158. Verspeeld

Jezus’ kernboodschap deed Galilea van hem vervreemden

Was het een politieke campagne geweest, dan lag Galilea daags na de wonderbare spijziging voor het grijpen. Was Jezus een politicus? Nee. Hij begon zijn toespraak in de synagoge van Kafarnaüm – ontactisch – met een verwijt:

U zoekt me niet omdat u tekenen hebt gezien, maar omdat u brood gegeten hebt en verzadigd bent. U moet geen moeite doen voor voedsel dat vergaat, maar voor voedsel dat niet vergaat en eeuwig leven geeft.1

Vanwege brood dat hen één dag op de been had gehouden, hadden de mensen inderdaad veel moeite gedaan om hem letterlijk over en rond het meer te volgen. Dat overvloedige brood was bedoeld om op een veel breder perspectief te wijzen: Jezus had van zijn Vader de volmacht gekregen om hen ‘op de laatste dag’ eeuwig leven te geven. Wat ze daarvoor moesten doen, was in hem geloven. Maar voor ze geloofden in Jezus, wilden de mensen, net als in Nazaret, een teken zien. Tenslotte gaf Mozes aan Israël brood uit de hemel, terwijl Jezus het alleen nog maar uit zijn handen had gedeeld. Jezus corrigeerde hen en speelde open kaart:

Niet Mozes heeft u het brood uit de hemel gegeven, maar mijn Vader; hij geeft u het ware brood uit de hemel. Het brood van God is het brood dat neerdaalt uit de hemel en dat leven geeft aan de wereld … Dit wil mijn Vader: dat iedereen die de Zoon ziet en in hem gelooft, eeuwig leven heeft, en dat ik hen op de laatste dag uit de dood zal opwekken … Ik ben het brood dat leven geeft. Uw voorouders hebben in de woestijn manna gegeten en toch zijn zij gestorven. Maar dit is het brood dat uit de hemel is neergedaald; wie dit eet sterft niet. Ik ben het levende brood dat uit de hemel is neergedaald; wanneer iemand dit brood eet zal hij eeuwig leven. En het brood dat ik zal geven voor het leven van de wereld, is mijn lichaam.
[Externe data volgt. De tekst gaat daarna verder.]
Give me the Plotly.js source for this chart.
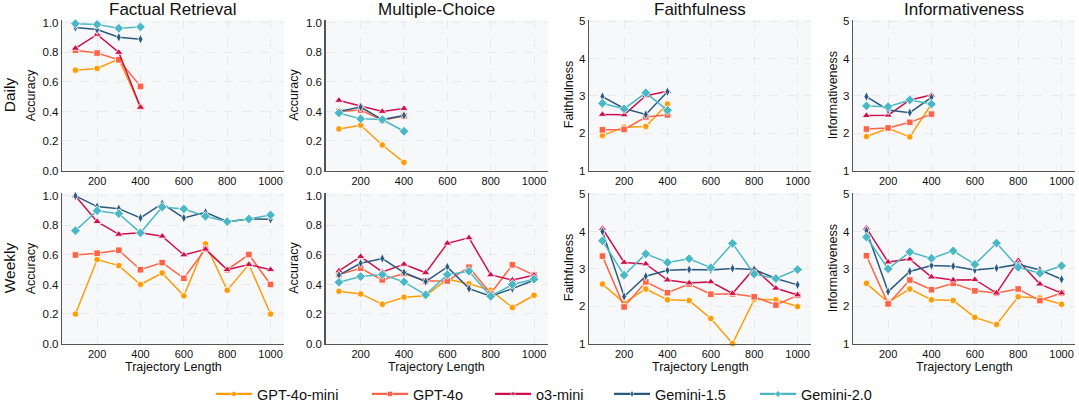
<!DOCTYPE html>
<html><head><meta charset="utf-8">
<script src="https://cdn.plot.ly/plotly-3.0.1.min.js"></script>
<style>html,body{margin:0;padding:0;background:#fff}#chart{width:1079px;height:417px}</style>
</head><body><div id="chart"></div>
<script>
// ---------------- DATA ----------------
const models = ["GPT-4o-mini", "GPT-4o", "o3-mini", "Gemini-1.5", "Gemini-2.0"];
const lengthsDaily = [100, 200, 300, 400];
const lengthsWeekly = [100, 200, 300, 400, 500, 600, 700, 800, 900, 1000];
const panelTitles = ["Factual Retrieval", "Multiple-Choice", "Faithfulness", "Informativeness"];
const yTitles = ["Accuracy", "Accuracy", "Faithfulness", "Informativeness"];
const rowLabels = ["Daily", "Weekly"];
const xTickVals = [200, 400, 600, 800, 1000];
const accTickVals = [0, 0.2, 0.4, 0.6, 0.8, 1.0];
const scoreTickVals = [1, 2, 3, 4, 5];

// rows ordered as models
const dailyFactual = [
  [0.68, 0.692, 0.755, 0.43],
  [0.815, 0.796, 0.75, 0.57],
  [0.828, 0.923, 0.80, 0.428],
  [0.97, 0.955, 0.903, 0.89],
  [0.995, 0.99, 0.964, 0.973]
];
const dailyMC = [
  [0.282, 0.307, 0.173, 0.055],
  [0.40, 0.41, 0.34, 0.37],
  [0.475, 0.44, 0.40, 0.42],
  [0.40, 0.43, 0.345, 0.373],
  [0.39, 0.35, 0.345, 0.266]
];
const dailyFaith = [
  [1.94, 2.16, 2.18, 2.78],
  [2.09, 2.10, 2.43, 2.49],
  [2.50, 2.49, 3.00, 3.12],
  [2.98, 2.66, 2.50, 3.11],
  [2.80, 2.65, 3.08, 2.61]
];
const dailyInfo = [
  [1.91, 2.13, 1.90, 2.78],
  [2.11, 2.14, 2.29, 2.51],
  [2.47, 2.48, 2.89, 3.02],
  [2.98, 2.62, 2.55, 2.96],
  [2.73, 2.71, 2.89, 2.78]
];
const weeklyFactual = [
  [0.20, 0.569, 0.528, 0.40, 0.478, 0.323, 0.675, 0.361, 0.535, 0.20],
  [0.60, 0.612, 0.632, 0.50, 0.548, 0.442, 0.64, 0.50, 0.603, 0.40],
  [1.00, 0.826, 0.74, 0.75, 0.727, 0.60, 0.639, 0.50, 0.535, 0.50],
  [1.00, 0.928, 0.914, 0.851, 0.948, 0.851, 0.889, 0.826, 0.844, 0.842],
  [0.765, 0.90, 0.88, 0.75, 0.925, 0.912, 0.862, 0.826, 0.844, 0.871]
];
const weeklyMC = [
  [0.354, 0.336, 0.266, 0.314, 0.323, 0.436, 0.404, 0.361, 0.244, 0.327],
  [0.467, 0.51, 0.431, 0.474, 0.424, 0.424, 0.517, 0.339, 0.533, 0.463],
  [0.492, 0.589, 0.485, 0.537, 0.479, 0.679, 0.716, 0.465, 0.43, 0.463],
  [0.463, 0.544, 0.576, 0.481, 0.42, 0.519, 0.372, 0.32, 0.372, 0.429],
  [0.415, 0.454, 0.467, 0.418, 0.33, 0.467, 0.49, 0.32, 0.40, 0.436]
];
const weeklyFaith = [
  [2.59, 2.09, 2.46, 2.17, 2.15, 1.67, 1.00, 2.18, 2.17, 1.99],
  [3.34, 1.98, 2.65, 2.36, 2.59, 2.32, 2.33, 2.25, 2.03, 2.29],
  [4.08, 3.17, 3.13, 2.70, 2.62, 2.65, 2.34, 3.01, 2.48, 2.30],
  [4.00, 2.26, 2.80, 2.96, 2.98, 2.97, 3.01, 2.98, 2.74, 2.57],
  [3.75, 2.83, 3.40, 3.17, 3.27, 3.03, 3.68, 2.86, 2.74, 2.98]
];
const weeklyInfo = [
  [2.61, 2.10, 2.46, 2.17, 2.15, 1.70, 1.51, 2.25, 2.22, 2.05],
  [3.35, 2.06, 2.70, 2.44, 2.61, 2.41, 2.35, 2.46, 2.15, 2.35],
  [4.09, 3.18, 3.26, 2.78, 2.70, 2.71, 2.35, 3.22, 2.59, 2.35],
  [4.02, 2.39, 2.93, 3.09, 3.07, 2.97, 3.02, 3.12, 2.97, 2.72],
  [3.85, 3.00, 3.45, 3.28, 3.48, 3.12, 3.69, 3.04, 2.88, 3.08]
];

// ---------------- STYLE ----------------
const colors = ["#ff9c0a", "#ff6347", "#d0104c", "#2b5a80", "#4cb8c6"];
const symbols = ["circle", "square", "triangle-up", "diamond-tall", "diamond"];
const sizes = [6.5, 6.5, 7.5, 7, 7.5];
const FONT = "Liberation Sans, Arial, Helvetica, sans-serif";
const W = 1079, H = 417;
const px = v => v / W, py = v => 1 - v / H;
const colLeft = [62, 325.5, 589, 853], colW = 222;
const rowTop = [20, 193], rowH = 150.5;

const panels = [
  [dailyFactual, dailyMC, dailyFaith, dailyInfo],
  [weeklyFactual, weeklyMC, weeklyFaith, weeklyInfo]
];
const xsByRow = [lengthsDaily, lengthsWeekly];

const traces = [];
const layout = {
  width: W, height: H,
  margin: {l: 0, r: 0, t: 0, b: 0},
  paper_bgcolor: "#ffffff",
  plot_bgcolor: "#f7f8fa",
  font: {family: FONT, color: "#111"},
  showlegend: true,
  annotations: []
};

for (let r = 0; r < 2; r++) {
  for (let c = 0; c < 4; c++) {
    const idx = r * 4 + c + 1;
    const xa = "xaxis" + (idx === 1 ? "" : idx), ya = "yaxis" + (idx === 1 ? "" : idx);
    const xid = "x" + (idx === 1 ? "" : idx), yid = "y" + (idx === 1 ? "" : idx);
    const isAcc = c < 2;
    layout[xa] = {
      domain: [px(colLeft[c]), px(colLeft[c] + colW)],
      anchor: yid, range: [38, 1062],
      tickvals: xTickVals, ticks: "", ticklen: 0,
      showgrid: true, gridcolor: "#e2e5ea", griddash: "dash", gridwidth: 0.8,
      showline: true, linecolor: "#555", linewidth: 1.2, zeroline: false,
      tickfont: {size: 11, color: "#111"}, fixedrange: true
    };
    layout[ya] = {
      domain: [py(rowTop[r] + rowH), py(rowTop[r])],
      anchor: xid,
      range: isAcc ? [0, 1.02] : [1, 5.03],
      tickvals: isAcc ? accTickVals : scoreTickVals,
      tickformat: isAcc ? ".1f" : "d",
      ticks: "", ticklen: 0,
      showgrid: true, gridcolor: "#e2e5ea", griddash: "dash", gridwidth: 0.8,
      showline: true, linecolor: "#555", linewidth: 1.2, zeroline: false,
      tickfont: {size: 11.5, color: "#111"}, fixedrange: true
    };
    const data = panels[r][c];
    for (let m = 0; m < models.length; m++) {
      traces.push({
        type: "scatter", mode: "lines+markers",
        x: xsByRow[r], y: data[m], xaxis: xid, yaxis: yid,
        name: models[m], showlegend: false, cliponaxis: false,
        line: {color: colors[m], width: 1.5},
        marker: {symbol: symbols[m], size: sizes[m], color: colors[m], line: {color: "#ffffff", width: 0.8}}
      });
    }
    // y-axis title
    layout.annotations.push({
      text: yTitles[c], xref: "paper", yref: "paper",
      x: px(colLeft[c] - (isAcc ? 31 : 20)), y: py(rowTop[r] + rowH / 2),
      textangle: -90, showarrow: false, xanchor: "center", yanchor: "middle",
      font: {size: 12.5, color: "#111"}
    });
    if (r === 0) {
      layout.annotations.push({
        text: panelTitles[c], xref: "paper", yref: "paper",
        x: px(colLeft[c] + colW / 2), y: py(10), showarrow: false,
        xanchor: "center", yanchor: "middle", font: {size: 17, color: "#111"}
      });
    } else {
      layout.annotations.push({
        text: "Trajectory Length", xref: "paper", yref: "paper",
        x: px(colLeft[c] + colW / 2), y: py(367), showarrow: false,
        xanchor: "center", yanchor: "middle", font: {size: 12.5, color: "#111"}
      });
    }
  }
  layout.annotations.push({
    text: rowLabels[r], xref: "paper", yref: "paper",
    x: px(9), y: py(rowTop[r] + rowH / 2), textangle: -90, showarrow: false,
    xanchor: "center", yanchor: "middle", font: {size: 15.5, color: "#111"}
  });
}

// legend entries: one legend per model so spacing follows the reference
const legendLineStart = [216, 372, 495, 614, 760];
for (let m = 0; m < models.length; m++) {
  const key = m === 0 ? "legend" : "legend" + (m + 1);
  layout[key] = {
    orientation: "h", x: px(legendLineStart[m] - 5), xanchor: "left",
    y: py(394), yanchor: "middle", bgcolor: "rgba(0,0,0,0)",
    font: {size: 14.5, color: "#111"}, itemwidth: 36, borderwidth: 0
  };
  traces.push({
    type: "scatter", mode: "lines+markers", x: [null], y: [null],
    name: models[m], legend: key, showlegend: true, hoverinfo: "skip",
    line: {color: colors[m], width: 2.2},
    marker: {symbol: symbols[m], size: 5, color: colors[m], line: {color: "#ffffff", width: 0.5}}
  });
}

Plotly.newPlot("chart", traces, layout, {displayModeBar: false, staticPlot: true});
</script></body></html>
Jezus claimde dat hij Gods Zoon was, dat hij uit de hemel kwam, dat hij de doden zou opwekken aan het eind der tijden en dat ze daarvoor in hem moesten geloven, hem zelfs zouden moeten ‘eten’. De protesten waren niet mis. Hoe kon Jezus uit de hemel komen, als hij ouders had? Hoe kon hij zijn lichaam als eten aan hen geven? Jezus bond niet in. Zijn aanstaande dood legde de basis voor eeuwig leven voor de mensen: ‘Wie mijn lichaam eet en mijn bloed drinkt, heeft eeuwig leven en hem zal ik op de laatste dag uit de dood opwekken.’ Met het ‘eten en drinken’ doelde Jezus aan de ene kant op de ‘maaltijd van de Heer’, waarmee zijn volgelingen in de toekomst zijn dood zouden uitbeelden. Maar het eten en drinken illustreerde ook de totale omarming, verbondenheid, waar ‘in hem geloven’ voor staat.

Dit ging velen te ver. ‘Dit zijn harde woorden, wie kan daarnaar luisteren?’ Jezus vroeg om geduld: ‘Maar als jullie nu de Mensenzoon zouden zien opstijgen naar waar hij eerst was?’ Ook dat hielp niet. De meerderheid van de massa hield het voor gezien en verliet hem. Jezus had Galilea niet kunnen winnen.

Hij vroeg aan de twaalf of ze nu ook weg wilden. Petrus antwoordde: ‘Naar wie zouden we moeten gaan, Heer? U spreekt woorden die eeuwig leven geven, en wij geloven en weten dat u de heilige van God bent.’ Petrus sprak niet namens allen, maar besefte dat niet. Een van hen begon bij deze politieke misser in zijn hart al af te haken. Jezus wist dat Judas, de tacticus, wél een politicus was. Die ging dit niet trekken: ‘Ikzelf heb jullie alle twaalf uitgekozen, en toch is een van jullie een duivel.’

Jezus moest verder met steeds meer oppositie. Hij had Judea, Galilea en een leerling tegen zich in het harnas gejaagd.

1. Dit hoofdstuk is gebaseerd op Johannes 6:25-71. De citaten komen uit de verzen 26-27, 32-33, 40, 48-51, 54, 60, 62, 68-69, 70.